Cosma Shalizi

External Professor




Most of my work involves stochastic aspects of nonlinear dynamical systems, unsupervised machine learning, or some combination of the two; almost all of it uses information theory, which I find to be an invaluable tool for proving probabilistic results.

My original training is in the statistical physics of complex systems — high-dimensional systems where the variables are strongly interdependent, but cannot be effectively resolved into a single low-dimensional subspace. I was (and am) particularly fond of the method of symbolic dynamics, and of cellular automata, which are spatial stochastic processes modeling pattern formation, fluid flow, magnetism and distributed computation, among other things. Much of my earlier work involves complexity measures, like thermodynamic depth, and, even more, the Grassberger-Crutchfield-Young "statistical complexity", the minimal amount of information about the past of a system required for optimal prediction of its future. This notion is intimately related to that of a minimal predictively-sufficient statistic, and in turn to the existence and uniqueness of a predictively optimal Markovian representation for every stochastic process, whether the original process is Markovian or not. (See here for details.) The same ideas also work on spatially extended systems, including those where space is an irregular graph or network, only then the predictive representation is a Markov random field.

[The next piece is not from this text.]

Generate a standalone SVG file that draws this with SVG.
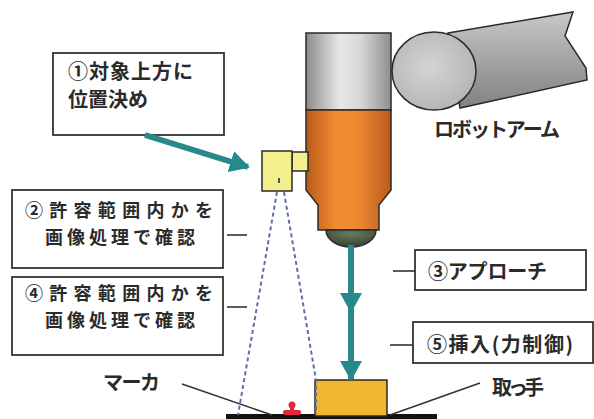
<svg xmlns="http://www.w3.org/2000/svg" width="594" height="419" viewBox="0 0 594 419">
  <defs>
    <style>
      .lbl { font-family: "Noto Sans CJK JP", "Noto Sans", sans-serif; font-size: 20px; font-weight: bold; fill: #2a2a2a; }
      .sm { font-size: 18px; }
      .box { fill: #fff; stroke: #333; stroke-width: 1.8; }
      .tick { stroke: #333; stroke-width: 1.6; fill: none; }
      .outline { stroke: #2a2a2a; stroke-width: 1.5; }
      .teal { stroke: #27898a; stroke-width: 6; fill: none; }
      .view { stroke: #5d6fa6; stroke-width: 2; stroke-dasharray: 4 3; fill: none; }
    </style>
    <linearGradient id="steel" x1="0" y1="0" x2="1" y2="0">
      <stop offset="0" stop-color="#8c8c8c"/>
      <stop offset="0.4" stop-color="#e8e8e8"/>
      <stop offset="0.65" stop-color="#d6d6d6"/>
      <stop offset="1" stop-color="#8e8e8e"/>
    </linearGradient>
    <linearGradient id="copper" x1="0" y1="0" x2="1" y2="0">
      <stop offset="0" stop-color="#b85a1a"/>
      <stop offset="0.35" stop-color="#f28c32"/>
      <stop offset="0.6" stop-color="#ef8a34"/>
      <stop offset="1" stop-color="#b95c1c"/>
    </linearGradient>
    <linearGradient id="armBody" x1="0" y1="0" x2="0" y2="1">
      <stop offset="0" stop-color="#c8c8c8"/>
      <stop offset="0.5" stop-color="#a4a4a4"/>
      <stop offset="1" stop-color="#828282"/>
    </linearGradient>
    <radialGradient id="armEnd" cx="0.45" cy="0.45" r="0.6">
      <stop offset="0" stop-color="#d4d4d4"/>
      <stop offset="1" stop-color="#b4b4b4"/>
    </radialGradient>
    <radialGradient id="tip" cx="0.5" cy="0.2" r="0.8">
      <stop offset="0" stop-color="#6a7a60"/>
      <stop offset="1" stop-color="#334030"/>
    </radialGradient>
    <marker id="ah" viewBox="0 0 20 22" refX="18" refY="11" markerWidth="20" markerHeight="22" markerUnits="userSpaceOnUse" orient="auto">
      <path d="M0,0 L20,11 L0,22 Z" fill="#27898a"/>
    </marker>
  </defs>

  <rect width="594" height="419" fill="#fff"/>

  <!-- robot arm -->
  <g id="robot-arm">
    <path d="M448,33 L573,12 L565,36 L586,68 L587,80 L460,108 Z" fill="url(#armBody)" class="outline"/>
    <ellipse cx="434" cy="71" rx="42" ry="39" fill="url(#armEnd)" class="outline"/>
  </g>

  <!-- tool: grey flange, orange body, tip -->
  <g id="tool">
    <rect x="306" y="33" width="85" height="77" fill="url(#steel)" class="outline"/>
    <path d="M306,110 H391 V190 L379,205 V230 H318 V205 L306,190 Z" fill="url(#copper)" class="outline"/>
    <path d="M326,230 A25,17 0 0 0 376,230 Z" fill="url(#tip)" class="outline"/>
  </g>

  <!-- camera -->
  <g id="camera">
    <rect x="292" y="152" width="16" height="19" fill="#f2ef8c" class="outline"/>
    <rect x="262" y="151" width="30" height="40" fill="#f2ef8c" class="outline"/>
    <rect x="278" y="178" width="2" height="5" fill="#555"/>
  </g>

  <!-- workpiece -->
  <g id="base">
    <rect x="226" y="414" width="211" height="5" fill="#111"/>
  </g>
  <g id="handle">
    <rect x="315" y="380" width="72" height="36" fill="#f1b52f" class="outline"/>
  </g>
  <g id="marker-target">
    <circle cx="292" cy="405" r="3.5" fill="#e0283a"/>
    <rect x="290" y="405" width="4" height="8" fill="#e0283a"/>
    <rect x="283" y="410" width="18" height="5" rx="2" fill="#e0283a"/>
  </g>

  <!-- labels -->
  <g id="step1">
    <rect x="53" y="53" width="171" height="82" class="box"/>
    <text class="lbl" x="68" y="79" textLength="125" lengthAdjust="spacing">①対象上方に</text>
    <text class="lbl" x="68" y="107">位置決め</text>
  </g>
  <g id="step2">
    <rect x="12" y="190" width="211" height="78" class="box"/>
    <text class="lbl sm" x="119" y="217" text-anchor="middle" textLength="188" lengthAdjust="spacing">②許容範囲内かを</text>
    <text class="lbl sm" x="120" y="244" text-anchor="middle" textLength="150" lengthAdjust="spacing">画像処理で確認</text>
  </g>
  <g id="step4">
    <rect x="12" y="277" width="211" height="78" class="box"/>
    <text class="lbl sm" x="119" y="300" text-anchor="middle" textLength="188" lengthAdjust="spacing">④許容範囲内かを</text>
    <text class="lbl sm" x="120" y="327" text-anchor="middle" textLength="150" lengthAdjust="spacing">画像処理で確認</text>
  </g>
  <g id="step3">
    <rect x="415" y="250" width="171" height="40" class="box"/>
    <text class="lbl" x="428" y="279" textLength="119" lengthAdjust="spacing">③アプローチ</text>
  </g>
  <g id="step5">
    <rect x="413" y="322" width="180" height="41" class="box"/>
    <text class="lbl" x="427" y="352" textLength="146" lengthAdjust="spacing">⑤挿入(力制御)</text>
  </g>
  <g id="label-arm">
    <text class="lbl" x="434" y="137" textLength="126" lengthAdjust="spacing">ロボットアーム</text>
  </g>
  <g id="label-marker">
    <text class="lbl" x="103" y="390" textLength="57" lengthAdjust="spacing">マーカ</text>
  </g>
  <g id="label-handle">
    <text class="lbl" x="492" y="395" textLength="52" lengthAdjust="spacing">取っ手</text>
  </g>

  <!-- connectors -->
  <g id="connectors">
    <line class="tick" x1="227" y1="235" x2="247" y2="235"/>
    <line class="tick" x1="227" y1="307" x2="247" y2="307"/>
    <line class="tick" x1="393" y1="271" x2="415" y2="271"/>
    <line class="tick" x1="390" y1="345" x2="413" y2="345"/>
    <line class="tick" x1="182" y1="384" x2="272" y2="415"/>
    <line class="tick" x1="390" y1="415" x2="480" y2="383"/>
    <path class="view" d="M277,192 L238,415"/>
    <path class="view" d="M284,192 L316,380 V414"/>
    <line class="teal" x1="145" y1="135" x2="248" y2="167" marker-end="url(#ah)"/>
    <line class="teal" x1="351" y1="245" x2="351" y2="311" marker-end="url(#ah)"/>
    <line class="teal" x1="351" y1="311" x2="351" y2="379" marker-end="url(#ah)"/>
  </g>
</svg>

Over the last several years, I've moved away from the mathematics of optimal prediction, towards devising algorithms to identify such predictors from finite data, and applying those algorithms to concrete problems. On the algorithmic side, Kristina Klinkner and I devised an algorithm, CSSR, which exploits the formal properties of the optimal predictive states to efficiently reconstruct them from discrete sequence data, and used large deviations arguments to show asymptotic convergence. (This is related to, but strictly more powerful than, variable-length Markov chains or context trees.) Working with Rob Haslinger, we also developed a (nameless) reconstruction algorithm for spatio-temporal random fields. We've used that to give a quantitative test for self-organization, and to automatically filter stochastic fields to identify their coherent structures (with Jean-Baptiste Rouquier and Cristopher Moore).

Several groups are using CSSR on empirical data — I know of work in anomaly detection, crystallography, geophysics, natural language processing, communications and ecology. I am working with a number of people on applications in neuroscience, for instance to the computational structure of spike trains. An ongoing set of projects, with Klinkner and Marcelo Camperi, uses the reconstructed states to build a noise-tolerant measure of coordinated activity and information sharing called "informational coherence". Informational coherence, in turn, defines functional modules of neurons with coordinated behavior, cutting across the usual anatomical modules. In addition, I'm involved in more conventional statistical modeling of neural signals, such as using multi-channel EEG data to identify sleep anomalies (with Matthew Berryman; here is a preparatory paper), and analytic approximations to traditional nonlinear state-estimation (with Shinsuke Koyama, Lucia Castellanos and Rob Kass).

Separately from all this, I work on analyzing learning procedures and asymptotic inference as noise-driven dynamical systems; for instance, the convergence of nonparametric Bayesian updating with mis-specified models and dependent data. I also remain interested in the role of information theory and statistical inference in the foundations of statistical mechanics, where I think some of the conventional views have things completely backwards. Two other legacies from my time in statistical physics are an interest in improving inference for various heavy-tailed distributions, and in complex networks, especially how network structure influences patterns of collective behavior, thereby confounding causal inferences (code for that paper).

I am writing a book on the statistical analysis of complex systems models.